Choice can be good for consumers. It can even be empowering. It often leads to lower prices and more freedom to select products that suit one’s needs and lifestyle. But when it comes to the electricity that powers our lives and economy, the situation is more complicated.
In the late 1990s, California deregulated the electric industry, allowing residential and business customers to choose their power supplier. In 2000 and 2001, the new system collapsed. Californians were hit with high costs and power outages.
More so than ever customers are again leaving utilities and finding other ways to procure electricity. They’re getting it from rooftop solar panels, local agencies known as Community Choice Aggregators or from private electric re-sellers called direct access providers. Large industrial customers are buying power directly from dedicated generators – sometimes a distant wind farm or solar plant.
Fewer customers are getting power from the traditional large utilities. Central decision-making that we depend on to keep the electric grid reliable and affordable for everyone has been splintering, with no protection if new providers fail and strand customers.
These changes have been occurring in the background while California continues to advance its ambitious clean energy and innovation policies in a state economy that is the sixth largest in the world.
The last time California deregulated electricity, it did so with a plan, however flawed.
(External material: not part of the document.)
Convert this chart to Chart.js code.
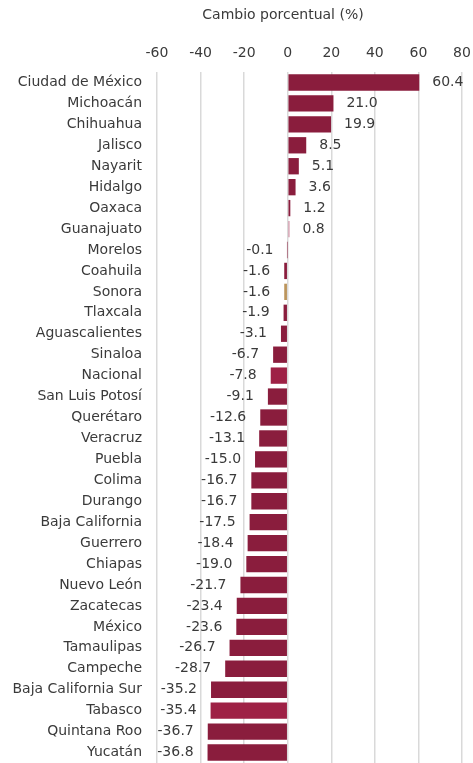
<!DOCTYPE html>
<html>
<head>
<meta charset="utf-8">
<script src="https://cdn.jsdelivr.net/npm/chart.js@4.4.1/dist/chart.umd.min.js"></script>
<style>
  html, body { margin: 0; padding: 0; background: #fff; overflow: hidden; }
</style>
</head>
<body>
<canvas id="chart" width="473" height="763"></canvas>
<script>
// Data
const states = [
  'Ciudad de México', 'Michoacán', 'Chihuahua', 'Jalisco', 'Nayarit', 'Hidalgo',
  'Oaxaca', 'Guanajuato', 'Morelos', 'Coahuila', 'Sonora', 'Tlaxcala',
  'Aguascalientes', 'Sinaloa', 'Nacional', 'San Luis Potosí', 'Querétaro',
  'Veracruz', 'Puebla', 'Colima', 'Durango', 'Baja California', 'Guerrero',
  'Chiapas', 'Nuevo León', 'Zacatecas', 'México', 'Tamaulipas', 'Campeche',
  'Baja California Sur', 'Tabasco', 'Quintana Roo', 'Yucatán'
];
const change = [
  60.4, 21.0, 19.9, 8.5, 5.1, 3.6,
  1.2, 0.8, -0.1, -1.6, -1.6, -1.9,
  -3.1, -6.7, -7.8, -9.1, -12.6,
  -13.1, -15.0, -16.7, -16.7, -17.5, -18.4,
  -19.0, -21.7, -23.4, -23.6, -26.7, -28.7,
  -35.2, -35.4, -36.7, -36.8
];
const xTicks = [-60, -40, -20, 0, 20, 40, 60, 80];
const titleText = 'Cambio porcentual (%)';

const FONT = "'DejaVu Sans', sans-serif";
const SIZE = 14;
const TEXT = '#3a3a3a';

// Bar colours: most states maroon, a few highlighted
const colourFor = (name) => {
  if (name === 'Nacional' || name === 'Tabasco') return '#9E2145';
  if (name === 'Sonora') return '#BC955C';
  if (name === 'Guanajuato') return '#C97E95';
  return '#8A1D3D';
};

// Value labels just past the end of each bar
const valueLabels = {
  id: 'valueLabels',
  afterDatasetsDraw(chart) {
    const ctx = chart.ctx;
    const meta = chart.getDatasetMeta(0);
    ctx.save();
    ctx.font = SIZE + 'px ' + FONT;
    ctx.fillStyle = TEXT;
    ctx.textBaseline = 'middle';
    meta.data.forEach((bar, i) => {
      const v = change[i];
      const end = chart.scales.x.getPixelForValue(v);
      if (v >= 0) {
        ctx.textAlign = 'left';
        ctx.fillText(v.toFixed(1), end + 13, bar.y);
      } else {
        ctx.textAlign = 'right';
        ctx.fillText(v.toFixed(1), end - 14, bar.y);
      }
    });
    ctx.restore();
  }
};

// Title above the axis labels
const topTitle = {
  id: 'topTitle',
  afterDraw(chart) {
    const ctx = chart.ctx;
    ctx.save();
    ctx.font = SIZE + 'px ' + FONT;
    ctx.fillStyle = TEXT;
    ctx.textAlign = 'center';
    ctx.textBaseline = 'middle';
    ctx.fillText(titleText, 283, 15);
    ctx.restore();
  }
};

new Chart(document.getElementById('chart'), {
  type: 'bar',
  data: {
    labels: states,
    datasets: [{
      data: change,
      backgroundColor: states.map(colourFor),
      borderWidth: 0,
      categoryPercentage: 1,
      barPercentage: 0.78
    }]
  },
  options: {
    indexAxis: 'y',
    responsive: false,
    animation: false,
    layout: { padding: { left: 10, right: 11, top: 38, bottom: 0 } },
    plugins: {
      legend: { display: false },
      tooltip: { enabled: false }
    },
    scales: {
      x: {
        position: 'top',
        min: -60,
        max: 80,
        afterBuildTicks(scale) {
          scale.ticks = xTicks.map(v => ({ value: v }));
        },
        afterFit(scale) {
          scale.height = 34;
          scale.paddingLeft = 0;
          scale.paddingRight = 0;
        },
        grid: { color: '#d9d9d9', lineWidth: 1.5, drawTicks: false },
        border: { display: false },
        ticks: { color: TEXT, font: { family: FONT, size: SIZE }, padding: 10 }
      },
      y: {
        afterFit(scale) {
          scale.width = 147;
          scale.paddingTop = 0;
          scale.paddingBottom = 0;
        },
        grid: { display: false, drawTicks: false },
        border: { display: false },
        ticks: { color: TEXT, font: { family: FONT, size: SIZE }, padding: 15, autoSkip: false }
      }
    }
  },
  plugins: [valueLabels, topTitle]
});
</script>
</body>
</html>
Now, electricity is being deregulated de facto, through dozens of decisions and legislative actions, without a clear or coordinated plan. If California policy makers are not careful, we could drift slowly back into another predicament like the energy crisis of 2001.
The California Public Utilities Commission is charged with regulating the state’s investor owned utilities and – to a limited extent – other energy providers. Our primary job is to make sure California has adequate supplies of safe, affordable, reliable, and low-carbon electricity. That’s why the Commission last year launched the Customer Choice Project, a deliberative process to examine how our regulatory framework must adapt to the new reality of greater consumer choice.
The result of this effort is the Green Book – a report produced by our Policy and Planning Division entitled, “California Customer Choice: An Evaluation of Regulatory Framework Options for an Evolving Electricity Market.”
How do we plan for today so Californians can turn on their lights tomorrow?
How will we ensure that increasing fragmentation of suppliers and buyers adds up to meet our ambitious clean energy goals?
How will we make sure that different players are meeting their responsibilities to provide energy resources needed for consumers and to sustain the grid?
How do we ensure consumer protections to avoid a repeat of what we saw during the deregulation of the energy and telecom sectors?
What preparations should we make for customers who might become stranded without service if their electric provider fails, as many did in the previous California deregulation?
What is the best way for a fair, affordable and durable transition?
While there are trends developing today similar to those that led to the energy crisis, the point of the Green Book is to start addressing these issues before there’s a crisis. The Green Book asks questions that need to be answered for competition to thrive and to ensure it benefits all Californians.
In the weeks ahead, the commissioners will hold a public meeting to seek input from the players driving the transformation of our retail electricity market. Consulting with these stakeholders, our partner agencies and the Legislature, we will work collaboratively to address these challenges on the horizon.